◆ DATA EXTRACT

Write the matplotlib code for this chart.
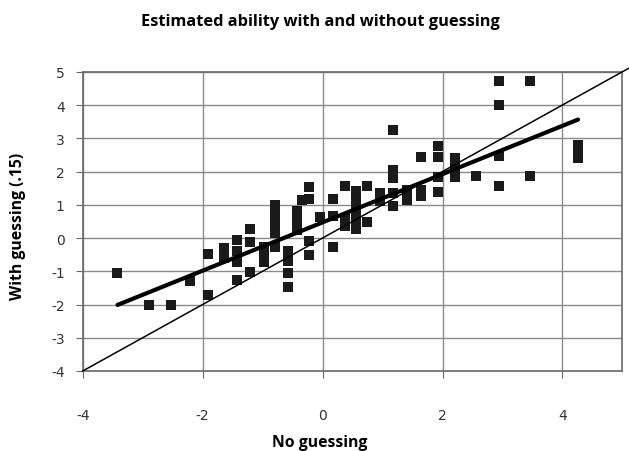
import numpy as np
import matplotlib
matplotlib.use('Agg')
import matplotlib.pyplot as plt

# ability estimates
no_guess = [-3.42, -2.9, -2.52, -2.21,
            -1.91, -1.91,
            -1.65, -1.65,
            -1.43, -1.43, -1.43, -1.43,
            -1.21, -1.21, -1.21,
            -0.98, -0.98, -0.98,
            -0.8, -0.8, -0.8, -0.8, -0.8,
            -0.58, -0.58, -0.58, -0.58,
            -0.43, -0.43, -0.43,
            -0.35,
            -0.23, -0.23, -0.23, -0.23,
            -0.04,
            0.18, 0.18, 0.18,
            0.38, 0.38, 0.38,
            0.55, 0.55, 0.55, 0.55, 0.55,
            0.74, 0.74,
            0.96, 0.96,
            1.18, 1.18, 1.18, 1.18, 1.18,
            1.4, 1.4,
            1.64, 1.64, 1.64,
            1.92, 1.92, 1.92, 1.92,
            2.21, 2.21, 2.21,
            2.56,
            2.94, 2.94, 2.94, 2.94,
            3.46, 3.46,
            4.26, 4.26, 4.26]
with_guess = [-1.05, -2.0, -2.0, -1.28,
              -0.48, -1.71,
              -0.3, -0.6,
              -0.05, -0.4, -0.72, -1.25,
              0.27, -0.13, -1.03,
              -0.28, -0.5, -0.72,
              1.0, 0.75, 0.45, 0.15, -0.27,
              -0.38, -0.7, -1.05, -1.48,
              0.8, 0.55, 0.25,
              1.15,
              1.52, 1.17, -0.1, -0.5,
              0.62,
              1.17, 0.65, -0.27,
              1.55, 0.6, 0.35,
              1.4, 1.1, 0.8, 0.5, 0.27,
              1.55, 0.47,
              1.35, 1.12,
              3.25, 2.05, 1.8, 1.35, 0.97,
              1.45, 1.15,
              2.43, 1.45, 1.27,
              2.78, 2.45, 1.85, 1.37,
              2.4, 2.1, 1.85,
              1.86,
              4.73, 4.0, 2.47, 1.57,
              4.73, 1.87,
              2.8, 2.55, 2.4]

# fitted trend line
trend_slope = 0.726
trend_intercept = 0.47

x_ticks = [-4, -2, 0, 2, 4]
y_ticks = [-4, -3, -2, -1, 0, 1, 2, 3, 4, 5]

plt.rcParams['font.family'] = ['Open Sans', 'DejaVu Sans']
plt.rcParams['axes.unicode_minus'] = False

fig = plt.figure(figsize=(6.29, 4.52), dpi=100)
ax = fig.add_axes([0.1315, 0.177, 0.858, 0.662])

ax.set_xlim(-4, 5)
ax.set_ylim(-4, 5)
ax.set_xticks(x_ticks)
ax.set_yticks(y_ticks)
ax.grid(True, color='#8a8a8a', linewidth=1.0)
ax.set_axisbelow(True)

for s in ax.spines.values():
    s.set_color('#6a6a6a')
    s.set_linewidth(1.2)

ax.tick_params(axis='both', direction='out', length=5, color='#6a6a6a',
               labelsize=10, labelcolor='#333333')
ax.tick_params(axis='x', pad=22)
ax.tick_params(axis='y', pad=8)
for lab in ax.get_xticklabels() + ax.get_yticklabels():
    lab.set_family(['Liberation Sans Narrow', 'DejaVu Sans'])

# data points
ax.plot(no_guess, with_guess, 's', color='#1a1a1a', markersize=7.3,
        markeredgewidth=0, zorder=3)

# identity line
ident = np.array([-4, 5.3])
ax.plot(ident, ident, color='black', linewidth=1.1, clip_on=False, zorder=4)

# trend line
tx = np.array([min(no_guess), max(no_guess)])
ax.plot(tx, trend_slope * tx + trend_intercept, color='black',
        linewidth=3.0, solid_capstyle='round', zorder=5)

fig.text(0.51, 0.952, 'Estimated ability with and without guessing',
         ha='center', va='center', fontsize=11.8, fontweight='bold')
fig.text(0.509, 0.02, 'No guessing', ha='center', va='center',
         fontsize=11.3, fontweight='bold')
fig.text(0.029, 0.50, 'With guessing (.15)', ha='center', va='center',
         rotation=90, fontsize=11.3, fontweight='bold')

fig.savefig('out.png', dpi=100)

◆ WHAT IS BEING ASKED
Images in the data above are to be skipped. Retype all other material exactly.

◆ RESPONSE TO THE EXERCISE
Write the matplotlib code for this chart.
import numpy as np
import matplotlib
matplotlib.use('Agg')
import matplotlib.pyplot as plt

# ability estimates
no_guess = [-3.42, -2.9, -2.52, -2.21,
            -1.91, -1.91,
            -1.65, -1.65,
            -1.43, -1.43, -1.43, -1.43,
            -1.21, -1.21, -1.21,
            -0.98, -0.98, -0.98,
            -0.8, -0.8, -0.8, -0.8, -0.8,
            -0.58, -0.58, -0.58, -0.58,
            -0.43, -0.43, -0.43,
            -0.35,
            -0.23, -0.23, -0.23, -0.23,
            -0.04,
            0.18, 0.18, 0.18,
            0.38, 0.38, 0.38,
            0.55, 0.55, 0.55, 0.55, 0.55,
            0.74, 0.74,
            0.96, 0.96,
            1.18, 1.18, 1.18, 1.18, 1.18,
            1.4, 1.4,
            1.64, 1.64, 1.64,
            1.92, 1.92, 1.92, 1.92,
            2.21, 2.21, 2.21,
            2.56,
            2.94, 2.94, 2.94, 2.94,
            3.46, 3.46,
            4.26, 4.26, 4.26]
with_guess = [-1.05, -2.0, -2.0, -1.28,
              -0.48, -1.71,
              -0.3, -0.6,
              -0.05, -0.4, -0.72, -1.25,
              0.27, -0.13, -1.03,
              -0.28, -0.5, -0.72,
              1.0, 0.75, 0.45, 0.15, -0.27,
              -0.38, -0.7, -1.05, -1.48,
              0.8, 0.55, 0.25,
              1.15,
              1.52, 1.17, -0.1, -0.5,
              0.62,
              1.17, 0.65, -0.27,
              1.55, 0.6, 0.35,
              1.4, 1.1, 0.8, 0.5, 0.27,
              1.55, 0.47,
              1.35, 1.12,
              3.25, 2.05, 1.8, 1.35, 0.97,
              1.45, 1.15,
              2.43, 1.45, 1.27,
              2.78, 2.45, 1.85, 1.37,
              2.4, 2.1, 1.85,
              1.86,
              4.73, 4.0, 2.47, 1.57,
              4.73, 1.87,
              2.8, 2.55, 2.4]

# fitted trend line
trend_slope = 0.726
trend_intercept = 0.47

x_ticks = [-4, -2, 0, 2, 4]
y_ticks = [-4, -3, -2, -1, 0, 1, 2, 3, 4, 5]

plt.rcParams['font.family'] = ['Open Sans', 'DejaVu Sans']
plt.rcParams['axes.unicode_minus'] = False

fig = plt.figure(figsize=(6.29, 4.52), dpi=100)
ax = fig.add_axes([0.1315, 0.177, 0.858, 0.662])

ax.set_xlim(-4, 5)
ax.set_ylim(-4, 5)
ax.set_xticks(x_ticks)
ax.set_yticks(y_ticks)
ax.grid(True, color='#8a8a8a', linewidth=1.0)
ax.set_axisbelow(True)

for s in ax.spines.values():
    s.set_color('#6a6a6a')
    s.set_linewidth(1.2)

ax.tick_params(axis='both', direction='out', length=5, color='#6a6a6a',
               labelsize=10, labelcolor='#333333')
ax.tick_params(axis='x', pad=22)
ax.tick_params(axis='y', pad=8)
for lab in ax.get_xticklabels() + ax.get_yticklabels():
    lab.set_family(['Liberation Sans Narrow', 'DejaVu Sans'])

# data points
ax.plot(no_guess, with_guess, 's', color='#1a1a1a', markersize=7.3,
        markeredgewidth=0, zorder=3)

# identity line
ident = np.array([-4, 5.3])
ax.plot(ident, ident, color='black', linewidth=1.1, clip_on=False, zorder=4)

# trend line
tx = np.array([min(no_guess), max(no_guess)])
ax.plot(tx, trend_slope * tx + trend_intercept, color='black',
        linewidth=3.0, solid_capstyle='round', zorder=5)

fig.text(0.51, 0.952, 'Estimated ability with and without guessing',
         ha='center', va='center', fontsize=11.8, fontweight='bold')
fig.text(0.509, 0.02, 'No guessing', ha='center', va='center',
         fontsize=11.3, fontweight='bold')
fig.text(0.029, 0.50, 'With guessing (.15)', ha='center', va='center',
         rotation=90, fontsize=11.3, fontweight='bold')

fig.savefig('out.png', dpi=100)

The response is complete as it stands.